3.6. Plausible Mechanism of Dye Removal Due to the Action of CCIO NCs

The possible action of CCIO NCs in the removal of dyes and other water pollutants is illustrated in Figure 9. The interaction between dye molecules, such as safranin, methylene blue, malachite green, and CCIO nanocomposites is primarily driven by a combination of electrostatic attraction, hydrogen bonding, and van der Waals forces. The cationic nature of these dyes, due to their dimethylamino groups, facilitates strong electrostatic interactions with negatively charged sites on the nanocomposite’s surface. Additionally, hydrogen bonding plays a crucial role, particularly when the nanocomposite surface contains hydroxyl groups or other hydrogen bond donors or acceptors.
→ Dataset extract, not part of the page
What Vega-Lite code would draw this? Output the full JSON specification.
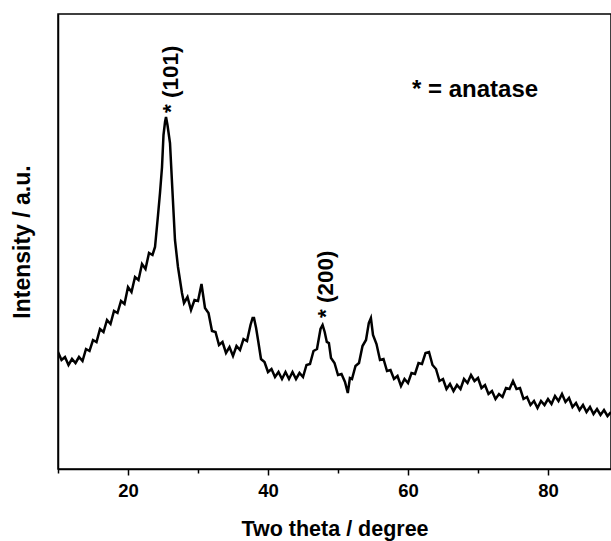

The lone pairs on the nitrogen atoms in the dimethylamino groups of the dyes can form hydrogen bonds with the hydrogen atoms of hydroxyl groups on the nanocomposite. Furthermore, the high surface area and porous structure of nanocomposites provide numerous active sites for adsorption, enhancing the van der Waals interactions and allowing for the efficient capture of dye molecules. These combined interactions result in the effective adsorption and removal of dye pollutants from aqueous solutions, making such nanocomposites highly effective in environmental cleanup applications.

4. Conclusions

In this study, the green synthesis of CCIO NCs was performed via the co-precipitation method after a short reaction time of 4h. As the synthesized CCIO NCs are free of secondary pollution, cost-effective, and easier to scale up, they may prove to be a better alternative to conventional wastewater treatment techniques. The characteristic features of NCs were studied using various methods, including FT-IR, XRD, TGA, FE-SEM, TEM, and DLS. The results obtained from the FT-IR spectra revealed the presence of phenolic compounds in the CCIO NCs, which established antioxidant activity. The dynamic light scattering (DLS) graph for zeta potential confirms the CCIO NCs to be anionic, which justifies their ability to adsorb cationic dyes like SF, MB, and MG. The TGA curve demonstrates that the synthesized CCIO NPs offer dry heat resistance of up to ± 200 °C. The maximum adsorption capacity of the CCIO NCs was found to be 34.3 mg/g against SF dye. Also, the reused NCs retained the maximum level of 85–90% of their adsorption capacity, even after 4 successive recycling iterations, indicating its reusability. An adsorption capability of CCIO NCs against cationic dyes such as SF, MG, and MB, along with the removal of hexavalent chromium, was determined by using UV-Vis spectroscopy. The results demonstrated a ~91% adsorption of various dyes and ~60% of water pollutants. Hence, considering the environmental factors, CCIO NCs can provide a cost-effective solution against multiple pollutants.